Your digital program success depends on it
In reflecting on my recent article in FastCompany on the importance of listening to your customers, I can safely say that one of the best things I’ve done is to mandate that all Hearsay employees and new hires spend a day with our end users – your financial advisors and insurance agents.
As important as it is to meet the needs of social admins, compliance personnel and IT, the success or failure of your digital program ultimately depends on having a product that fits the current day-to-day processes of your advisors or agents. Your success hinges on improving their results at the same time as you make their lives easier.
Understanding how advisors and agents work, what their processes and pain points are isn’t information that’s easily gathered from a survey or while sitting around a conference table. It needs to be experienced on the ground, in the advisors natural environment. User experience designers call this “ethnographic research.” If an end user visits a lab or a tech company, she may answer questions differently than if she is in her office doing her actual everyday work. In a lab or on a survey, it’s also easier for technology product teams to ask leading questions and make assumptions. But when you visit your end user’s office and simply observe, many of those biases and assumptions quickly disappear.

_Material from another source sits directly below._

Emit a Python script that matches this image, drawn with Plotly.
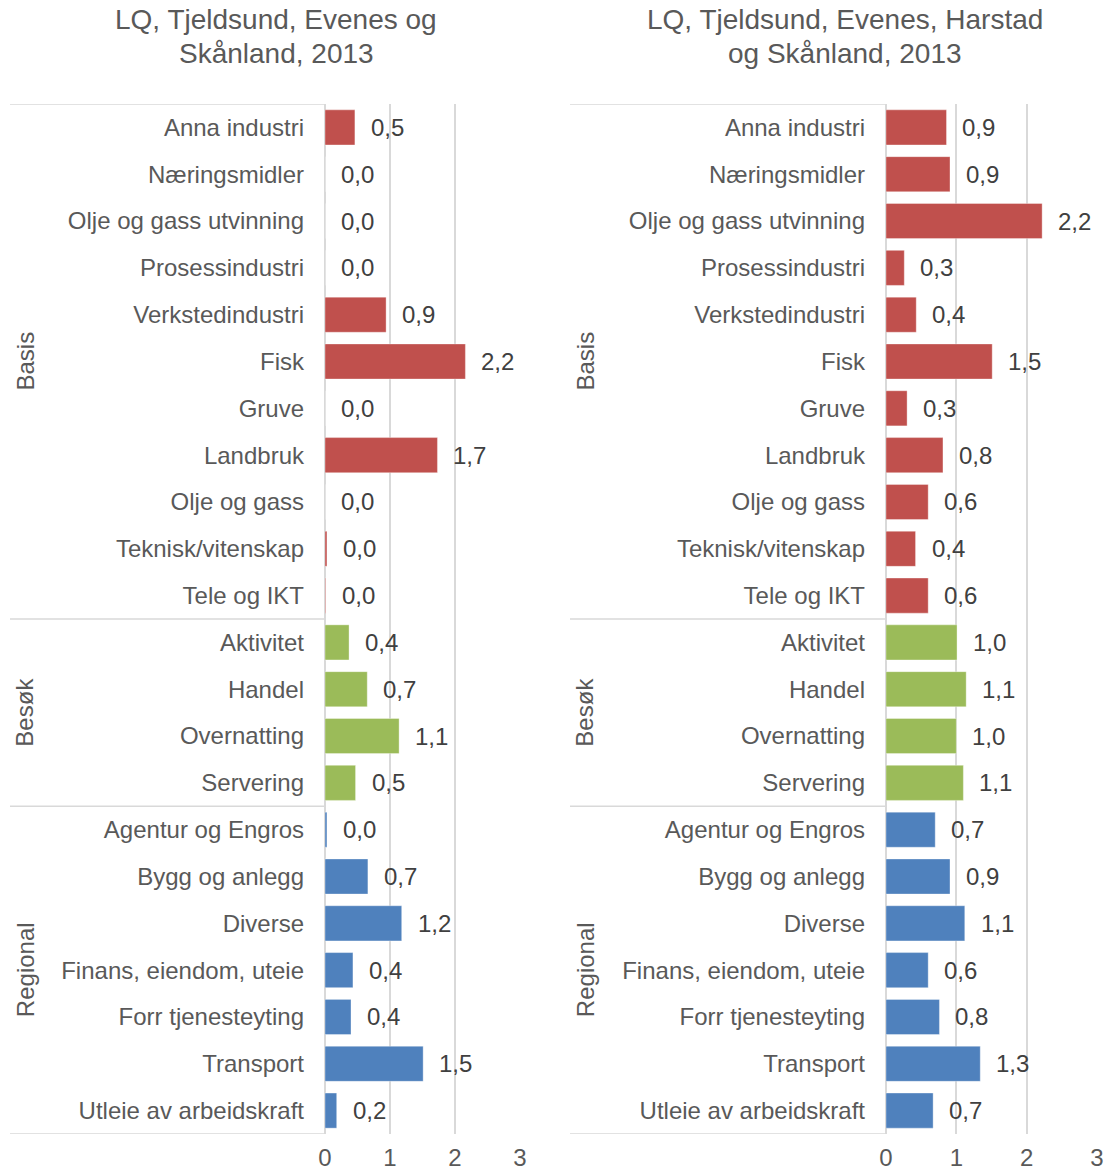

One of my favorite examples is the day I spent with an employee in a local field office of one of our top insurance customers. Let’s call him Joe. Joe is precisely the type of person we designed our product for, as Hearsay looks to reinvent the client experience with compliant digital communications and workflow solutions. Since I could recite this customer’s corporate priorities and annual goals and thought I deeply understood their business, I expected this visit to be fairly routine. I would talk with a few people who’d ultimately validate what we already knew about serving their agents. But I was in for quite a surprise!
My time with Joe changed the trajectory of our products and approach to product development. We had developed a text messaging solution that we expected Joe to embrace; he couldn’t have cared less about it. Joe spent the entire day tracking down customers’ late bill payments through a painfully manual process consisting of spreadsheets, phone calls, voicemails, and Post-it Notes. Between dozens of call attempts, he shared that this was how he spent too much of his time. Our minds were blown.
This afternoon with Joe helped me and my engineering and product design teams realize that we were so heads-down refining our product based on feedback from the customer HQ offices that we were missing an opportunity to be so much more. We could deliver the type of innovation and value that changed workers’ lives.
As I mentioned earlier, it’s not just me visiting your advisors and agents. Over the course of a year, every single Hearsay employee, from engineers and product teams to our accountants, support staff, and recruiters have had similar experiences sitting down with end users. It has been a huge investment in time and coordination, but incredibly high-return on investment. Our employees come back feeling inspired and viscerally understanding our company mission and opportunity. We’ve visited all types of advisors and agents – young advisors struggling to engage enough clients to build a viable business, experienced advisors wanting to do less as they wind down their careers, and everyone in between.
The conversations we have with end users have shifted from what they think of our product to the pain points they feel daily. The questions we ask aren’t, “What do you like and what’s hardest to use about our product?” They’re, “What do you like, what’s hardest about your job, and how can we help?”
Visits with agents like Joe have inspired our team to introduce several new products, to solve business challenges in processes like billing, claims, and lead management. We’ve also refined existing offerings to focus on actual tasks that our end users must get done each day.
“Spend the Day with an Advisor and Agent” continues to be an important program for our employees. Specific individual users and anecdotes are now always on our minds and come up in meetings when we debate trade-offs and prioritizations.
If you’re like many of our clients, you may have a rich, even resource-intensive advisor or agent adoption program (e.g., Charles Schwab, American Family Insurance). Programs like these focus on critical aspects of program success like education and training where the emphasis often falls primarily on sharing information with agents and advisors.
Now imagine if you expanded these programs to incorporate a ‘Spend the Day’ to see how agents and advisors worked with the tools and content you gave them. What if you built their feedback into the your quarterly reviews with Hearsay? How much more could we do together to improve the advisor/agent experience and make your digital program wildly successful?